● **Task goal**: Find every line in the records below that holds the word "React" and copy it.

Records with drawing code
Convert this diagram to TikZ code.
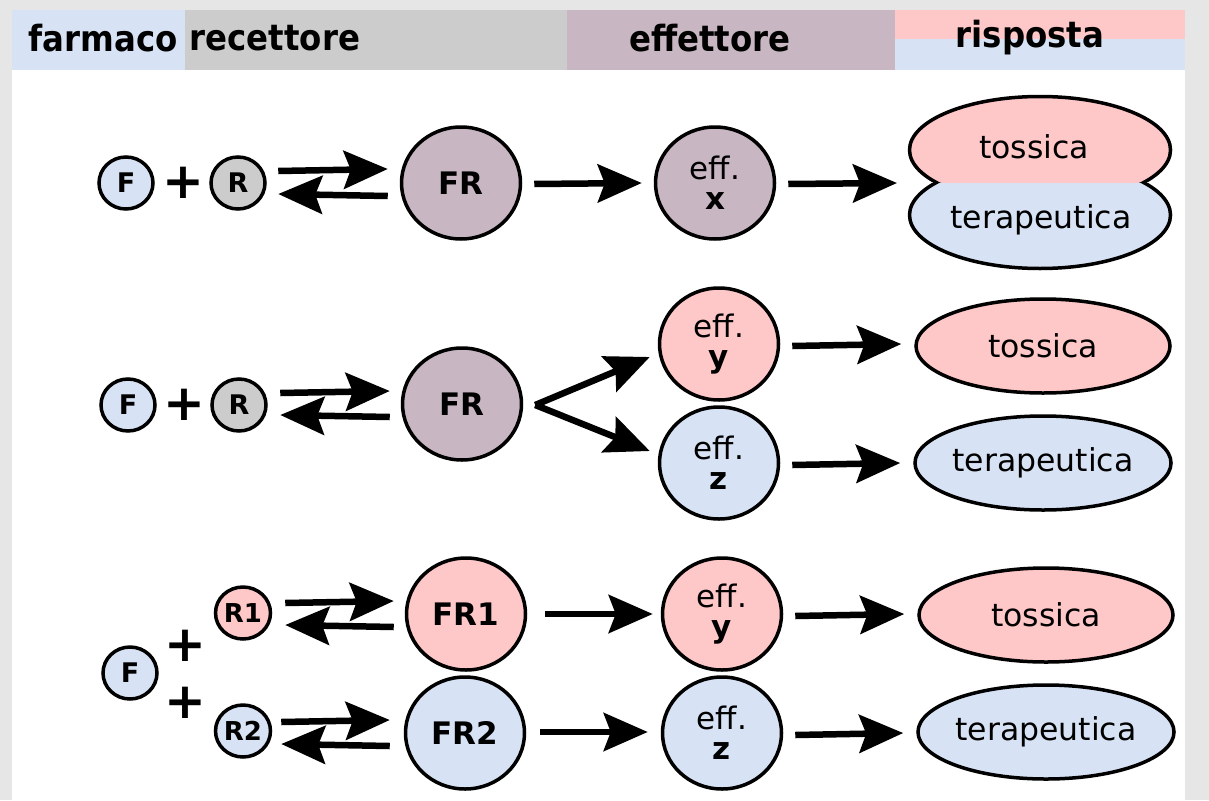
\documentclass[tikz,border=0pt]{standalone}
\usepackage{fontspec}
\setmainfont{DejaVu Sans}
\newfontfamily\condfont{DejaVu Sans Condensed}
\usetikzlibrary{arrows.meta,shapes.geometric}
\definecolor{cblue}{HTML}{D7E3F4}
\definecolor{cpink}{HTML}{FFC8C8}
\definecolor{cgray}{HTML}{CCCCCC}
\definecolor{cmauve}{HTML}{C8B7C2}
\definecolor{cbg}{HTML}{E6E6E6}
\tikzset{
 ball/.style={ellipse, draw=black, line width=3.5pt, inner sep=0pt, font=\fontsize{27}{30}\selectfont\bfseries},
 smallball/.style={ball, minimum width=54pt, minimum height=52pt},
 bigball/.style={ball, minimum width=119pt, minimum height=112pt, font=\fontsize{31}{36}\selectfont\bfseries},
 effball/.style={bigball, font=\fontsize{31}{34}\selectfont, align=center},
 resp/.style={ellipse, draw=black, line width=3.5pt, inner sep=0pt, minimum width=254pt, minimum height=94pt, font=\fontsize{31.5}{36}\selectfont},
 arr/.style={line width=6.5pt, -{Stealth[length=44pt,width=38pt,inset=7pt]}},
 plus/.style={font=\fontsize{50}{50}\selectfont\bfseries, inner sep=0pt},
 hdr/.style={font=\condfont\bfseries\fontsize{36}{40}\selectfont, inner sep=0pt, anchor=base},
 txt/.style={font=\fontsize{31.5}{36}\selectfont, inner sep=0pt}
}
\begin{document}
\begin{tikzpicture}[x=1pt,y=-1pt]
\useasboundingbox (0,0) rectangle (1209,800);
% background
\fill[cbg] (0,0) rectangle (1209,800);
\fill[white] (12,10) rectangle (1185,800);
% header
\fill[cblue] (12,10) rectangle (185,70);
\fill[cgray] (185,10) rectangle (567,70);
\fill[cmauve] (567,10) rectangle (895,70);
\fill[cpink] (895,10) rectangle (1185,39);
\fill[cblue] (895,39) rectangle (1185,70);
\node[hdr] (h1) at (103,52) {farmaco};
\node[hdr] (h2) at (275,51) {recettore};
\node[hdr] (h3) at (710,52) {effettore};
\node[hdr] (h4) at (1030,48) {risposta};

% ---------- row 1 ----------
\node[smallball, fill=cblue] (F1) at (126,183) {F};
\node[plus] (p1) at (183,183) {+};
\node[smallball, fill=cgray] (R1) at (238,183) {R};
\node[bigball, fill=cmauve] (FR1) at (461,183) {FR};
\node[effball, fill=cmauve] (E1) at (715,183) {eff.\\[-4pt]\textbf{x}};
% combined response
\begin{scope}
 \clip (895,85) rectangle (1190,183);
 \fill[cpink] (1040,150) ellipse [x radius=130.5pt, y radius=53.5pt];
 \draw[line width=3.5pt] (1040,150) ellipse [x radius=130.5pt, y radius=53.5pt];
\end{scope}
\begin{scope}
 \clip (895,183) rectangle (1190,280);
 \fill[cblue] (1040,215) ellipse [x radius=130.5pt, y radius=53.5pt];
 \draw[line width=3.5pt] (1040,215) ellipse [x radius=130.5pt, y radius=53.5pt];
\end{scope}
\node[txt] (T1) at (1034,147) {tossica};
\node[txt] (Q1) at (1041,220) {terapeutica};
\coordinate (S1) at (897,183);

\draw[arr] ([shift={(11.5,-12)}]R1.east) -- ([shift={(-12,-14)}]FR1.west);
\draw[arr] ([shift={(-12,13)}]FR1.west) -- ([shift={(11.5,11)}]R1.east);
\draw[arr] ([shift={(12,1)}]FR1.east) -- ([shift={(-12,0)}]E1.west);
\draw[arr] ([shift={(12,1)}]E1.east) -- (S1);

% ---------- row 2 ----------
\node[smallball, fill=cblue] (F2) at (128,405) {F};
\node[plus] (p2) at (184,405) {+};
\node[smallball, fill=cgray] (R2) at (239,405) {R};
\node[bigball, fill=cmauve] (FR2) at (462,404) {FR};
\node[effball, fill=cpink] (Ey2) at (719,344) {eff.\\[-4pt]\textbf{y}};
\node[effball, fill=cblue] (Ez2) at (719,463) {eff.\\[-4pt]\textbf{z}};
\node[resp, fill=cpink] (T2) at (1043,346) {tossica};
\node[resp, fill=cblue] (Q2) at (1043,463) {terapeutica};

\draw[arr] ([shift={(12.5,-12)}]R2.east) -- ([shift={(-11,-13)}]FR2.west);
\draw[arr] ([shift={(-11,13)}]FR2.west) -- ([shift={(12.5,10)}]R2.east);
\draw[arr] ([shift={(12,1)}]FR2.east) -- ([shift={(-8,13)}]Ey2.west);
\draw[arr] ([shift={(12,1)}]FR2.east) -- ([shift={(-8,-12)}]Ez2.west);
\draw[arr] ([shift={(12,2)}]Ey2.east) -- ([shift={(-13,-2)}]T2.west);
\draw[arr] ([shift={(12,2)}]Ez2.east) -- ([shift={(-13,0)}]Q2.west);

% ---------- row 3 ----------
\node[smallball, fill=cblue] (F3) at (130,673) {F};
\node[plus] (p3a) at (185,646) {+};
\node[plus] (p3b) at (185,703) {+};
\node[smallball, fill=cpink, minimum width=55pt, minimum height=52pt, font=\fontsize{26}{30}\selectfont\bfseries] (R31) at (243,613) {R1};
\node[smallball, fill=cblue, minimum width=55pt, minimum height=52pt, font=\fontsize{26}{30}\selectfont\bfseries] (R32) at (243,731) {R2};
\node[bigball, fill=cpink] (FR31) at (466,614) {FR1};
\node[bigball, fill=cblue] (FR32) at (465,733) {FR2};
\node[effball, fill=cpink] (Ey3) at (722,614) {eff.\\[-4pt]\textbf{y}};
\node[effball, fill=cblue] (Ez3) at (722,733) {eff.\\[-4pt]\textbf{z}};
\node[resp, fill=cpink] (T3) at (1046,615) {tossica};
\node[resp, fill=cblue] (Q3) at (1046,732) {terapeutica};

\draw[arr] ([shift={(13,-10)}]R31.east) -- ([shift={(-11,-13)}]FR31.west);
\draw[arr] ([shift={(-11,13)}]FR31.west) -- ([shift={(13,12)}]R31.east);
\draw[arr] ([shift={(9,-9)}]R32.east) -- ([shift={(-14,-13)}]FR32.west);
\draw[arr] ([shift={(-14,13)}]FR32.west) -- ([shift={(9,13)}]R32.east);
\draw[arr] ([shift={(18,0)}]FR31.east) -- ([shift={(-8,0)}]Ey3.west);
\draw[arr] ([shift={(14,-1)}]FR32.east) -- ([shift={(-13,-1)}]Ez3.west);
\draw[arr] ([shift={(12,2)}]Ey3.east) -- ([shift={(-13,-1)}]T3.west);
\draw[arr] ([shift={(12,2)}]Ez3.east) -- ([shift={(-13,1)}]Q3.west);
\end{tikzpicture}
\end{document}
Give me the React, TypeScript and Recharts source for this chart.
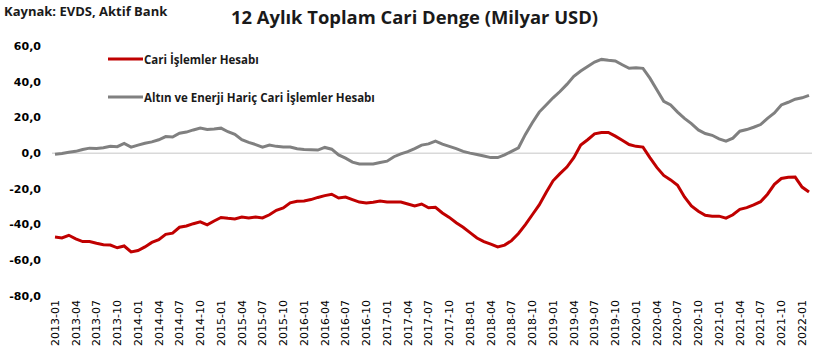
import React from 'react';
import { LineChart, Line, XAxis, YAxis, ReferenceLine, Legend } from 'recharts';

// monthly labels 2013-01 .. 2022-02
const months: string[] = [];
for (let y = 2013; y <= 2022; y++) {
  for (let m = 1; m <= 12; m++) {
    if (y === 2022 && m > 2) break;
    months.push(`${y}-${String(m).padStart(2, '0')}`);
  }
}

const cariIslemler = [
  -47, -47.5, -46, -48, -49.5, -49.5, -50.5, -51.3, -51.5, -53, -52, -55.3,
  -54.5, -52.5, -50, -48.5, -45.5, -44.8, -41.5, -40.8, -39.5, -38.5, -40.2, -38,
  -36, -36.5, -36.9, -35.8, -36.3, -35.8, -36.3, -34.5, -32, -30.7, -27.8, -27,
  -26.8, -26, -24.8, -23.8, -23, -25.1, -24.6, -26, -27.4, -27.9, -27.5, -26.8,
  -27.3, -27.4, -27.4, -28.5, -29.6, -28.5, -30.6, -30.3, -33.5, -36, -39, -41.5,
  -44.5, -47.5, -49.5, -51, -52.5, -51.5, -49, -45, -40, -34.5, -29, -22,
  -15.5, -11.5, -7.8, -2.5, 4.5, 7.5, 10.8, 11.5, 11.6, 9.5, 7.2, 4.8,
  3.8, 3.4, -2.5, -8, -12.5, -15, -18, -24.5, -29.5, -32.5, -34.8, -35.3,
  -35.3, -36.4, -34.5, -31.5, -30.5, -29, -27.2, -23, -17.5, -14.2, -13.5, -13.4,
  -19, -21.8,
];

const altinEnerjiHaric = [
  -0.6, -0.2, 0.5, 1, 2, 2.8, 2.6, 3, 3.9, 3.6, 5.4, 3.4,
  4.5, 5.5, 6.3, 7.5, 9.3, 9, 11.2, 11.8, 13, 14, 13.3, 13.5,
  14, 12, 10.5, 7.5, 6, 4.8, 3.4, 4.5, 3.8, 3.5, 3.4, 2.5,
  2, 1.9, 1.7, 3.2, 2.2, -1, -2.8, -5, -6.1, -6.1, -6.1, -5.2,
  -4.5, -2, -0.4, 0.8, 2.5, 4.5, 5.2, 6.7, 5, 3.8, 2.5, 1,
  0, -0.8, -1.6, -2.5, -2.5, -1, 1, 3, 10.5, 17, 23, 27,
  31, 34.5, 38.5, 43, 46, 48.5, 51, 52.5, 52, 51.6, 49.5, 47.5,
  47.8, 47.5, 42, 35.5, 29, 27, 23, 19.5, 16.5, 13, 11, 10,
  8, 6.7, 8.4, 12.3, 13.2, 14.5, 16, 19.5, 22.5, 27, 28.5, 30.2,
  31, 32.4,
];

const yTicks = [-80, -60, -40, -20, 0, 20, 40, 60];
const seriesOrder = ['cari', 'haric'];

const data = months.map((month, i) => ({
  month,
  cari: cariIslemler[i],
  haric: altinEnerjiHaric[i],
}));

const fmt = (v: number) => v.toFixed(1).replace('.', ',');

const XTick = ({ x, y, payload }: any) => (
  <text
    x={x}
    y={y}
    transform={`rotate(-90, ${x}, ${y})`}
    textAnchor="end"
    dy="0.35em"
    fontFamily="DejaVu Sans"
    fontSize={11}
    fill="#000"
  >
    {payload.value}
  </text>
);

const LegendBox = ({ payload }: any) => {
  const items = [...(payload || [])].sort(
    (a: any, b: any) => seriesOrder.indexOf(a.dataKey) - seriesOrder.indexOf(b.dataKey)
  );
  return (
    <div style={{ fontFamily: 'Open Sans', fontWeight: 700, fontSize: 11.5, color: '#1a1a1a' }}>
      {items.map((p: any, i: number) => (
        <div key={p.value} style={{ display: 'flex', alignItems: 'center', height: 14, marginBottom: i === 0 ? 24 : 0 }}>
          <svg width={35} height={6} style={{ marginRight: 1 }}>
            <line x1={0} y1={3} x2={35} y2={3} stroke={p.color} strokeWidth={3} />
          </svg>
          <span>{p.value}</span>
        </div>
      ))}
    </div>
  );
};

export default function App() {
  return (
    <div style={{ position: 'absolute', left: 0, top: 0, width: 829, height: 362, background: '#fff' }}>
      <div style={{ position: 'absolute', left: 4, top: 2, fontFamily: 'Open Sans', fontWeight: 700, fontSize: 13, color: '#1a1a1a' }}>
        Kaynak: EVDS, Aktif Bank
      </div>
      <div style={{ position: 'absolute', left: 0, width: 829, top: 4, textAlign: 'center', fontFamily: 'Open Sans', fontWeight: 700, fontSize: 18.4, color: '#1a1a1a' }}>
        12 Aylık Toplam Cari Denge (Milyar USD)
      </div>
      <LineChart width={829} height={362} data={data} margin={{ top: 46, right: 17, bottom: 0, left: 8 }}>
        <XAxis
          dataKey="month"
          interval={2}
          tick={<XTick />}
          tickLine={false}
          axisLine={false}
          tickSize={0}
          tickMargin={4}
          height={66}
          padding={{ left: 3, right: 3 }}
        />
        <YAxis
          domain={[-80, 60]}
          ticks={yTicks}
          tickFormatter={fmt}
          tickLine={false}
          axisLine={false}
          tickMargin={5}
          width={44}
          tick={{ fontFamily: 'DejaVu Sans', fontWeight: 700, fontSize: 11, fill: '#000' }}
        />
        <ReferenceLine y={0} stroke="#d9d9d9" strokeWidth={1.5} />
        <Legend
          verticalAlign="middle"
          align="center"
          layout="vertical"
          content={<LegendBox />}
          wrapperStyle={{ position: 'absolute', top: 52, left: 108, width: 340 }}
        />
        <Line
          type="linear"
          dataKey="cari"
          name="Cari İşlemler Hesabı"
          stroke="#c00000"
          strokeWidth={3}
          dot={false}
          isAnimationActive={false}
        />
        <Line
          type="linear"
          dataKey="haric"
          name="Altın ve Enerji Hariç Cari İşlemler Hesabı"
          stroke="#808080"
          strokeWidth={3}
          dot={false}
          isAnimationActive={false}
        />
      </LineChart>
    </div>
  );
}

● **Solution for this task**:
Give me the React, TypeScript and Recharts source for this chart.
import React from 'react';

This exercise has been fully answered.